En ce qui concerne la mort de Ramy, Robin est convaincu qu’elle a l’a fait exprès. Il lui reproche d’avoir choisis sa cible : « elle voulait qu’il meure (…) ça se voyait sur son visage : elle n’avait pas peur, elle savait ce qu’elle faisait, elle aurait pu viser n’importe lequel d’entre nous, mais c’était Ramy qu’elle voulait ». Pour quelle raison ? Robin est convaincu de voir une relation entre dominant et dominée (« un homme à la peau brune qui refuse une rose anglaise. Letty n’a pas supporté l’humiliation »).


Par la suite, Robin et Victoire restent déterminés. Ils prennent en otage Babel et la production des barres d’argent, sur lesquels repose la supériorité de l’empire. Letty envoyée pour négocier avec ses anciens proches, leur offrir une dernière chance. Elle tente de leur faire comprendre que leur action est vaine (« c’est là-dedans que j’ai grandi. Je sais combien c’est profond. Croyez-moi sur parole. Vous n’avez pas la moindre idée du point auquel ils ont prêts à souffrir pour conserver cette fierté »). En agissant de cette façon, elle montre plusieurs choses : elle est partagée entre son amour pour ses amis et sa loyauté envers son pays, elle a intériorisé la puissance de l’empire, elle trouve Robin et Victoire incapables de comprendre ce qui se passe. Letty ne peut imaginer aucun scénario où Robin et Victoire triomphent dans leur entreprise.

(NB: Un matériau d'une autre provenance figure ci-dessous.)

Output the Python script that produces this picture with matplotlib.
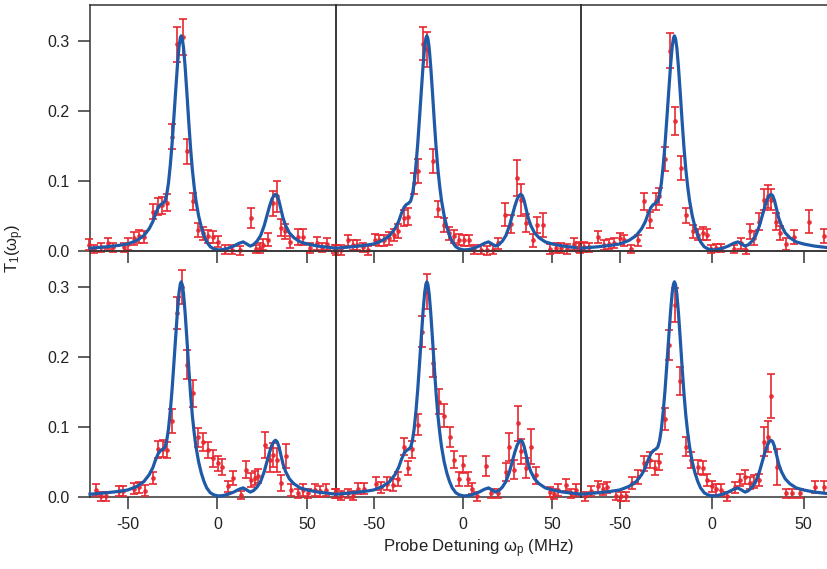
import matplotlib
matplotlib.use('Agg')
import matplotlib.pyplot as plt
from matplotlib.ticker import FormatStrFormatter

plt.rcParams['font.family'] = ['Liberation Sans', 'DejaVu Sans']
plt.rcParams['mathtext.fontset'] = 'custom'
plt.rcParams['mathtext.rm'] = 'Liberation Sans'
plt.rcParams['mathtext.it'] = 'Liberation Sans:italic'
plt.rcParams['mathtext.default'] = 'regular'
plt.rcParams['axes.unicode_minus'] = False

# fitted spectrum (same model curve in every panel)
fitX = [-71, -62, -55, -50, -45, -41, -38, -36, -34.5, -33, -31.8, -30.5, -29.3, -28.3,
        -27.3, -26.3, -25.3, -24.3, -23.3, -22.3, -21.4, -20.7, -20.2, -19.6, -18.9, -18.0,
        -17.0, -16.0, -15.0, -14.0, -13.0, -12.0, -10.5, -9.0, -7.5, -6.0, -4.0, -2.0, 0.5,
        3, 6, 9, 12, 14.3, 16.3, 18.2, 20, 22, 24, 26, 27.5, 29, 30.3, 31.4, 32.3, 33.2,
        34.2, 35.3, 36.5, 38, 40, 42.5, 46, 50, 56, 66]
fitY = [0.004, 0.006, 0.008, 0.010, 0.015, 0.022, 0.032, 0.042, 0.053, 0.062, 0.066, 0.068,
        0.071, 0.080, 0.097, 0.122, 0.153, 0.190, 0.228, 0.265, 0.292, 0.304, 0.307, 0.303,
        0.290, 0.262, 0.224, 0.184, 0.147, 0.116, 0.092, 0.072, 0.050, 0.034, 0.022, 0.013,
        0.006, 0.003, 0.0015, 0.002, 0.004, 0.007, 0.011, 0.013, 0.010, 0.007, 0.009, 0.014,
        0.022, 0.036, 0.050, 0.064, 0.074, 0.079, 0.081, 0.079, 0.072, 0.060, 0.047, 0.036,
        0.026, 0.019, 0.013, 0.010, 0.007, 0.004]

# measured points, top row
tlX = [-71.4, -68.6, -64.9, -60.8, -58.4, -51.9, -50.0, -46.3, -43.5, -40.7, -36.0, -33.2,
       -31.0, -28.0, -25.6, -22.8, -19.4, -16.9, -13.9, -10.9, -8.1, -5.3, -2.5, 0.3, 4.0,
       8.1, 12.4, 18.9, 21.7, 23.6, 25.4, 28.2, 31.0, 32.9, 35.3, 37.5, 40.3, 45.0, 47.8,
       51.5, 55.2, 58.0, 60.8, 65.5]
tlY = [0.009, 0.003, 0.005, 0.011, 0.005, 0.005, 0.010, 0.018, 0.021, 0.020, 0.056, 0.064,
       0.065, 0.069, 0.163, 0.295, 0.305, 0.142, 0.071, 0.030, 0.025, 0.021, 0.020, 0.013,
       0.002, 0.002, 0.001, 0.047, 0.003, 0.004, 0.009, 0.016, 0.068, 0.078, 0.033, 0.028,
       0.013, 0.020, 0.020, 0.004, 0.011, 0.005, 0.010, 0.003]
tlE = [0.008, 0.006, 0.007, 0.008, 0.007, 0.007, 0.008, 0.009, 0.009, 0.009, 0.011, 0.012,
       0.012, 0.012, 0.018, 0.025, 0.026, 0.018, 0.012, 0.010, 0.009, 0.009, 0.009, 0.008,
       0.006, 0.006, 0.006, 0.014, 0.006, 0.007, 0.008, 0.009, 0.018, 0.022, 0.012, 0.011,
       0.009, 0.012, 0.012, 0.007, 0.009, 0.007, 0.008, 0.006]

tmX = [-71.0, -68.2, -64.5, -61.6, -59.2, -56.1, -53.3, -49.2, -46.8, -44.0, -41.1, -38.4,
       -36.1, -32.8, -30.6, -27.6, -25.3, -22.3, -20.1, -17.0, -14.0, -10.5, -7.7, -4.9,
       -2.1, 0.7, 3.1, 6.3, 10.1, 13.7, 16.6, 19.7, 23.5, 26.8, 30.2, 32.7, 35.3, 38.9,
       41.3, 44.5, 48.8, 51.9, 54.7, 58.4, 62.2, 65.5]
tmY = [0.001, 0.001, 0.015, 0.008, 0.008, 0.005, 0.001, 0.016, 0.015, 0.015, 0.018, 0.023,
       0.028, 0.047, 0.049, 0.097, 0.114, 0.296, 0.288, 0.128, 0.060, 0.037, 0.025, 0.021,
       0.016, 0.015, 0.015, 0.002, 0.002, 0.001, 0.002, 0.011, 0.052, 0.039, 0.104, 0.073,
       0.040, 0.015, 0.037, 0.037, 0.003, 0.004, 0.004, 0.003, 0.010, 0.004]
tmE = [0.007, 0.007, 0.008, 0.007, 0.007, 0.007, 0.006, 0.008, 0.008, 0.008, 0.009, 0.009,
       0.010, 0.012, 0.012, 0.015, 0.017, 0.024, 0.025, 0.017, 0.011, 0.010, 0.009, 0.009,
       0.008, 0.008, 0.008, 0.006, 0.006, 0.006, 0.006, 0.008, 0.017, 0.013, 0.026, 0.023,
       0.013, 0.009, 0.012, 0.017, 0.007, 0.007, 0.007, 0.007, 0.008, 0.007]

trX = [-71.9, -69.2, -66.5, -62.0, -58.3, -55.6, -52.9, -49.6, -47.4, -43.9, -40.2, -37.0,
       -33.5, -30.4, -28.8, -25.5, -22.8, -20.1, -16.8, -14.1, -10.3, -7.6, -4.9, -2.6,
       -0.4, 2.3, 5.1, 12.3, 15.9, 18.6, 21.0, 22.8, 25.9, 28.6, 30.4, 32.2, 34.9, 37.3,
       40.4, 44.6, 53.1, 61.3]
trY = [0.006, 0.006, 0.005, 0.020, 0.008, 0.010, 0.011, 0.018, 0.015, 0.003, 0.015, 0.071,
       0.044, 0.071, 0.078, 0.131, 0.286, 0.185, 0.119, 0.051, 0.028, 0.023, 0.025, 0.023,
       0.003, 0.004, 0.004, 0.003, 0.011, 0.002, 0.028, 0.018, 0.042, 0.073, 0.078, 0.073,
       0.042, 0.025, 0.010, 0.020, 0.042, 0.021]
trE = [0.007, 0.007, 0.007, 0.009, 0.007, 0.007, 0.007, 0.008, 0.008, 0.006, 0.008, 0.012,
       0.011, 0.012, 0.012, 0.017, 0.025, 0.020, 0.017, 0.011, 0.009, 0.008, 0.009, 0.008,
       0.006, 0.006, 0.006, 0.006, 0.008, 0.006, 0.011, 0.010, 0.012, 0.015, 0.016, 0.015,
       0.012, 0.010, 0.008, 0.010, 0.017, 0.010]

# measured points, bottom row
blX = [-67.6, -64.9, -62.1, -54.6, -52.8, -46.3, -43.5, -40.3, -35.9, -33.1, -30.3, -28.0,
       -25.3, -22.8, -20.0, -17.2, -13.9, -10.6, -7.8, -5.3, -2.5, 0.3, 2.5, 5.9, 8.7, 12.9,
       16.1, 18.9, 20.8, 22.6, 26.4, 29.2, 31.0, 32.9, 35.3, 37.9, 41.2, 44.6, 47.8, 50.6,
       54.3, 57.1, 60.2, 65.5]
blY = [0.010, 0.001, 0.001, 0.008, 0.008, 0.012, 0.014, 0.009, 0.027, 0.068, 0.069, 0.067,
       0.108, 0.262, 0.300, 0.189, 0.148, 0.085, 0.078, 0.067, 0.055, 0.048, 0.043, 0.015,
       0.027, 0.003, 0.039, 0.024, 0.027, 0.030, 0.074, 0.053, 0.060, 0.053, 0.020, 0.058,
       0.010, 0.005, 0.010, 0.005, 0.010, 0.008, 0.010, 0.005]
blE = [0.008, 0.006, 0.006, 0.007, 0.007, 0.008, 0.008, 0.008, 0.009, 0.012, 0.012, 0.012,
       0.017, 0.023, 0.024, 0.021, 0.019, 0.014, 0.013, 0.012, 0.012, 0.011, 0.011, 0.008,
       0.010, 0.006, 0.012, 0.010, 0.010, 0.010, 0.019, 0.017, 0.017, 0.017, 0.012, 0.017,
       0.008, 0.007, 0.008, 0.007, 0.008, 0.008, 0.008, 0.007]

bmX = [-71.0, -68.2, -64.5, -61.7, -58.5, -55.5, -48.6, -45.8, -42.5, -39.3, -36.5, -33.2,
       -30.7, -28.5, -25.4, -22.9, -20.1, -16.8, -13.6, -10.4, -7.5, -4.9, -2.1, -0.2, 2.6,
       4.8, 7.8, 12.8, 15.6, 19.7, 24.0, 25.9, 28.3, 30.5, 32.7, 35.2, 38.0, 40.8, 48.8,
       51.0, 53.2, 57.5, 60.3, 63.1]
bmY = [0.005, 0.002, 0.005, 0.002, 0.012, 0.012, 0.019, 0.014, 0.019, 0.017, 0.025, 0.072,
       0.042, 0.068, 0.103, 0.236, 0.293, 0.191, 0.136, 0.116, 0.086, 0.053, 0.025, 0.046,
       0.025, 0.012, 0.001, 0.044, 0.005, 0.005, 0.036, 0.072, 0.039, 0.105, 0.065, 0.041,
       0.072, 0.031, 0.007, 0.004, 0.010, 0.017, 0.005, 0.010]
bmE = [0.007, 0.006, 0.007, 0.006, 0.008, 0.008, 0.009, 0.008, 0.009, 0.009, 0.010, 0.012,
       0.010, 0.012, 0.015, 0.022, 0.025, 0.020, 0.018, 0.016, 0.014, 0.012, 0.010, 0.012,
       0.010, 0.008, 0.006, 0.014, 0.006, 0.006, 0.013, 0.020, 0.014, 0.025, 0.018, 0.014,
       0.025, 0.012, 0.007, 0.007, 0.008, 0.009, 0.007, 0.008]

brX = [-69.0, -65.4, -61.8, -59.1, -56.9, -51.8, -49.1, -46.4, -43.1, -40.0, -37.0, -33.7,
       -31.0, -28.6, -25.5, -23.2, -20.1, -17.0, -14.1, -11.0, -7.4, -4.7, -2.6, 0.4, 2.6,
       5.3, 8.3, 12.5, 15.2, 17.9, 20.7, 22.8, 25.7, 28.3, 30.6, 32.4, 35.5, 40.6, 43.9,
       47.8, 56.0, 60.9]
brY = [0.001, 0.008, 0.015, 0.011, 0.014, 0.002, 0.001, 0.001, 0.020, 0.029, 0.048, 0.053,
       0.041, 0.050, 0.111, 0.217, 0.274, 0.165, 0.072, 0.053, 0.043, 0.041, 0.024, 0.015,
       0.011, 0.010, 0.001, 0.014, 0.024, 0.029, 0.020, 0.022, 0.024, 0.079, 0.086, 0.144,
       0.043, 0.005, 0.005, 0.005, 0.014, 0.014]
brE = [0.006, 0.007, 0.008, 0.008, 0.008, 0.006, 0.006, 0.006, 0.009, 0.010, 0.011, 0.011,
       0.010, 0.011, 0.016, 0.021, 0.024, 0.020, 0.013, 0.011, 0.010, 0.010, 0.009, 0.008,
       0.008, 0.008, 0.006, 0.008, 0.009, 0.010, 0.009, 0.009, 0.009, 0.021, 0.022, 0.031,
       0.026, 0.006, 0.006, 0.006, 0.009, 0.009]

panels = [[(tlX, tlY, tlE), (tmX, tmY, tmE), (trX, trY, trE)],
          [(blX, blY, blE), (bmX, bmY, bmE), (brX, brY, brE)]]

red = '#e8262e'
blue = '#1f5aa8'
axisColor = '#333333'

W, H = 828, 569
colLeft = [90, 336, 581]
colWidth = [246, 245, 252]
rowTop = [5, 251]
rowHeight = 246

fig = plt.figure(figsize=(W/100, H/100), dpi=100)

for r in range(2):
    for c in range(3):
        ax = fig.add_axes([colLeft[c]/W, 1-(rowTop[r]+rowHeight)/H,
                           colWidth[c]/W, rowHeight/H])
        ax.patch.set_visible(False)
        x, y, e = panels[r][c]
        eb = ax.errorbar(x, y, yerr=e, fmt='o', ms=2.4, color=red, ecolor=red,
                         elinewidth=1.4, capsize=3.2, capthick=1.4, alpha=0.85, zorder=3)
        for art in eb.get_children():
            art.set_clip_on(False)
        ax.plot(fitX, fitY, color=blue, lw=2.3, zorder=4, clip_on=False)

        ax.set_xlim(-71, 66)
        ax.set_ylim(0, 0.351)
        ax.set_xticks([-50, 0, 50])
        ax.set_yticks([0.0, 0.1, 0.2, 0.3])
        ax.yaxis.set_major_formatter(FormatStrFormatter('%.1f'))
        for s in ax.spines.values():
            s.set_color(axisColor)
            s.set_linewidth(1.1)
            s.set_zorder(2)
        ax.tick_params(direction='out', length=8.5, width=1.1, color=axisColor,
                       labelsize=11.5, labelcolor='#222222', pad=6)
        if r == 0:
            ax.tick_params(labelbottom=False)
        if c > 0:
            ax.tick_params(left=False, labelleft=False)

fig.text(15/W, 1-248/H, 'T$_1$(ω$_p$)', rotation=90, ha='center', va='center',
         fontsize=12, color='#222222')
fig.text(479/W, 1-549/H, 'Probe Detuning ω$_p$ (MHz)', ha='center', va='center',
         fontsize=12, color='#222222')

fig.savefig('out.png', dpi=100)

Robin comprend que Letty est partagée : elle espère encore une fin heureuse pour tous : le maintien de la puissance de l’empire et la non-mort de ses amis. Robin pense que « Letty les aimait » et qu’elle « les voulait sains et saufs », et que pour cela, « sa conception d’une résolution heureuse était de les envoyer derrière les barreaux ».

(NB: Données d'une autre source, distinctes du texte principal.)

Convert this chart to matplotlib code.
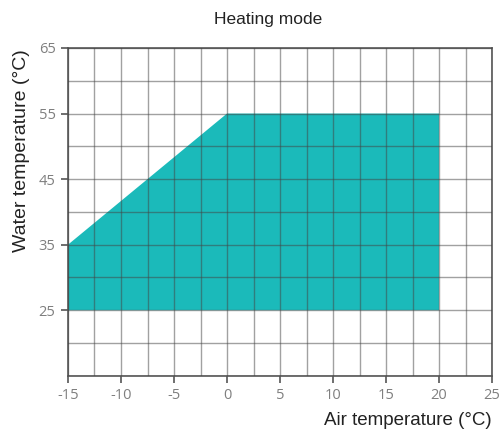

Finalement, la dernière image qu’on a de Letty illustre bien ce qu’elle a été et ce qu’elle est : une jeune femme prisonnière d’enjeux qui la dépassent et incapable de choisir un camp : « la jeune femme se figea (…). Elle évoquait une statue sous le clair de lune, ses joues brûlaient d’un pâle blanc de marbre (…) Dépourvu de tout ce qui avait fait d’elle un être humain vivant, respirant, aimant, souffrant ».